Jika mau mundur lagi, ada kasus sepakbola "Unjuk Rasa" pada kompetisi Perserikatan musim 1993/1994. Kasus ini berawal dari tuduhan manajer Persebaya saat itu, H Agil H Ali terhadap kinerja wasit dan PSSI yang dipicu oleh kekalahan Persebaya dari PSIS di stadion Jatidiri Semarang.
Saat itu, Agil menuding kekalahan timnya dari PSIS akibat wasit yang memimpin pertandingan, Helmi Piliang, berat sebelah. Agil pun berniat untuk menyingkirkan PSIS Semarang, sekaligus ingin menunjukkan pada PSSI bahwa ada ketidakadilan yang diterima oleh Persebaya.
"Kemenangan PSIS tidak sportif. Maka layak kalau kami membalas dengan mengalah 0-5 pada Persema dan 0-4 pada PSIM," begitu komentar Agil.
Hasilnya, Persebaya memang kalah di Stadion Gelora 10 November, Surabaya, tetapi tidak sebesar itu. Persebaya kalah 1-3 dari Persema (30 Januari 1994) dan 2-3 dari PSIM (5 Februari 1994). Maksud hati ingin menyingkirkan PSIS lolos ke babak "8 Besar", apa daya Persiba Balikpapan yang jadi korban. Persiba Balikpapan pun menempati peringkat juru kunci dan tentu saja degradasi. Hasil dari sepakbola Unjuk Rasa tersebut, Agil terkena sanksi 1 tahun dan denda 500 ribu.
Apakah Agil dan Persebaya terkena tuduhan match fixing? Tidak! Meskipun sebelum kasus sepakbola "Unjuk Rasa" tersebut Persebaya juga pernah mengegerkan sepakbola Indonesia dengan apa yang kita kenal sebagai Sepakbola Gajah.
Terjadinya di kompetisi Divisi Utama Perserikatan musim 1987/1988. Demi menyingkirkan PSIS dan membalas dendam  akibat aksi "mengalah" yang PSIS lakukan saat melawan PSM Makassar pada penentuan babak 6 besar kompetisi Perserikatan musim 1985/1986, Persebaya merelakan gawangnya dijebol pemain Persipura sebanyak 12 gol tanpa balas. Sekali lagi, tak ada tuduhan pengaturan skor saat itu.
Tak hanya klub, timnas Indonesia pun pernah diguncang skandal sepakbola "Gajah". Tentunya kita masih ingat dengan aksi gol bunuh diri dari Mursyid Effendi saat timnas Indonesia bertanding melawan Thailand dalam babak penyisihan Piala Tiger (saat ini Piala AFF) tahun 1998.

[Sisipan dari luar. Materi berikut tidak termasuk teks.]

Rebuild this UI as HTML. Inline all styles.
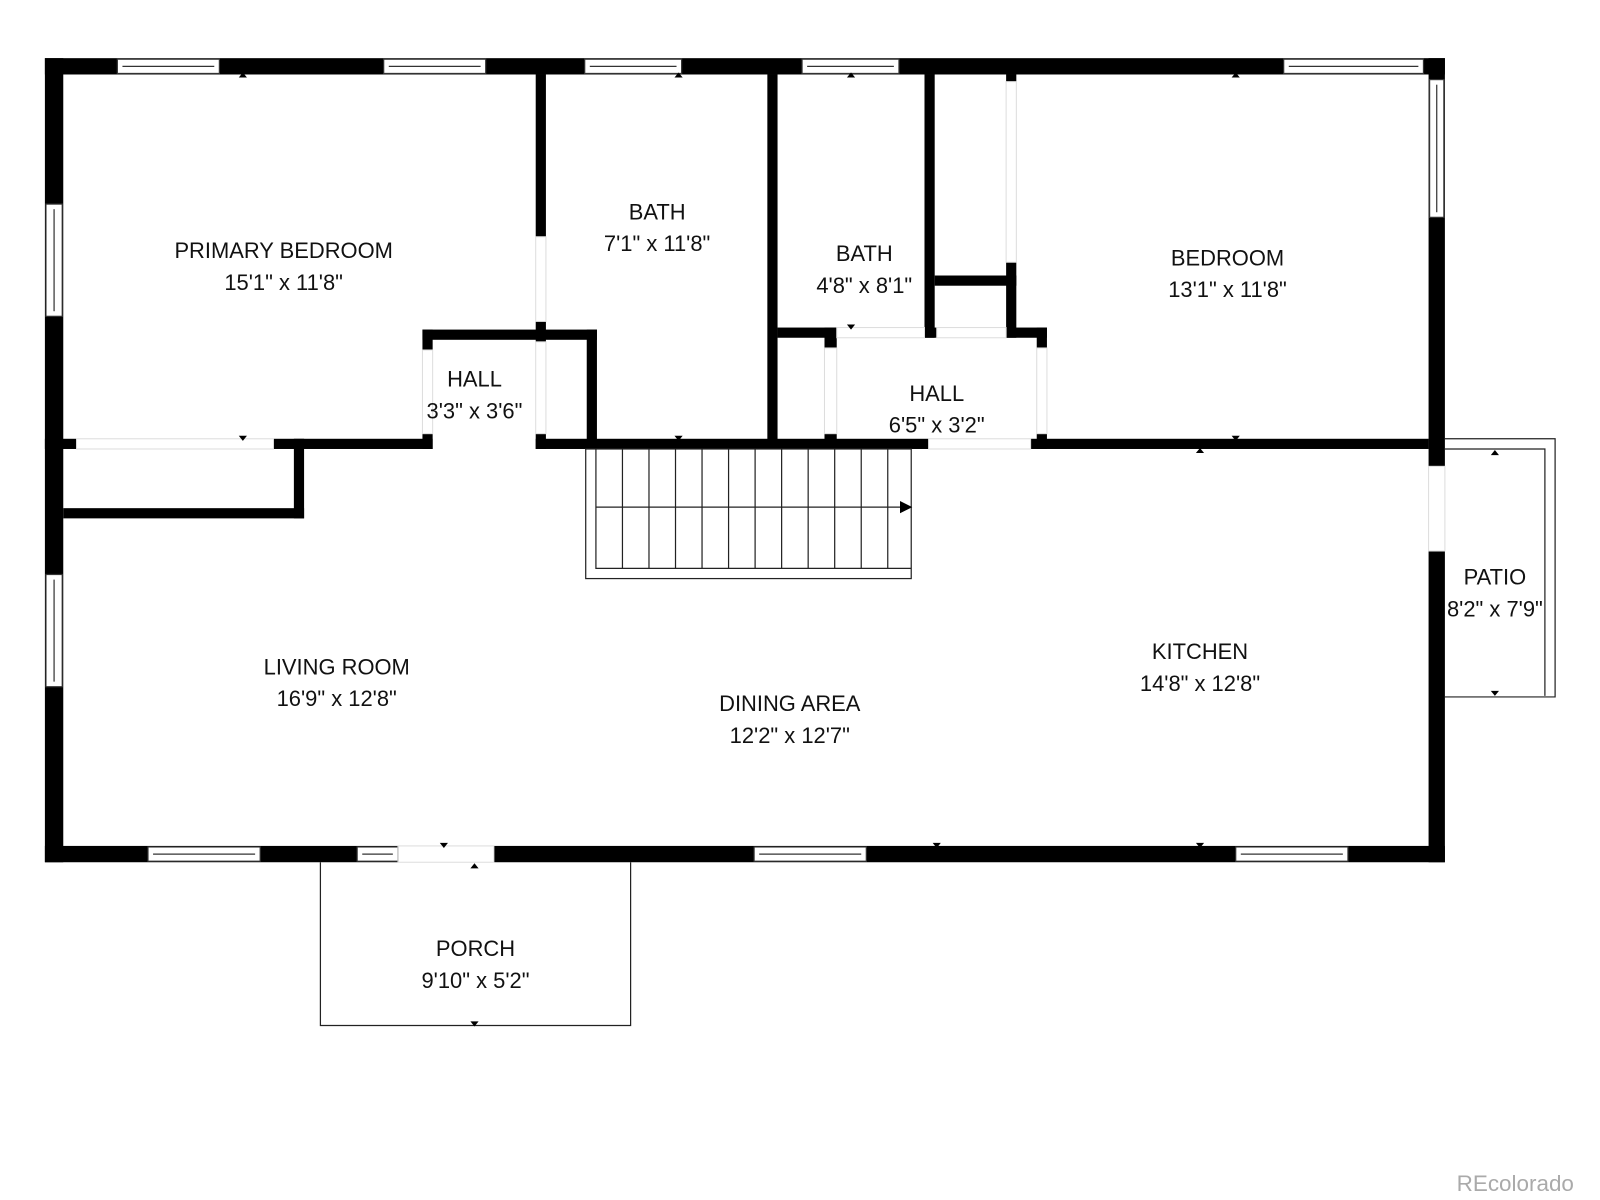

Kedua tim sebenarnya sudah memastikan diri lolos ke semifinal. Hanya demi menghindari bertemu dengan tuan rumah Vietnam, yang saat itu sepakbolanya tengah on fire, baik timnas Indonesia maupun Thailand tidak berambisi untuk menang di laga terakhir tersebut.
Mursyid lalu menceploskan gol bunuh diri dengan harapan Indonesia kalah, yang kemudian direspon oleh Thailand dengan membiarkan barisan belakangnya "lengah" sehingga mudah dijebol gawangnya. Hasil akhir dimenangkan oleh Thailand dengan skor 3-2.
Melihat keganjilan pertandingan tersebut, FIFA akhirnya turun tangan. Indonesia dan Thailand mendapat sanksi dilarang mengikuti kompetisi internasional, sementara Mursyid Effendi dihukum seumur hidup tak boleh bermain di pentas internasional bersama timnas Indonesia.
Apakah FIFA saat itu menuduh ada match fixing? Tidak ada laporan dan bukti valid yang bisa mengesahkan tuduhan tersebut.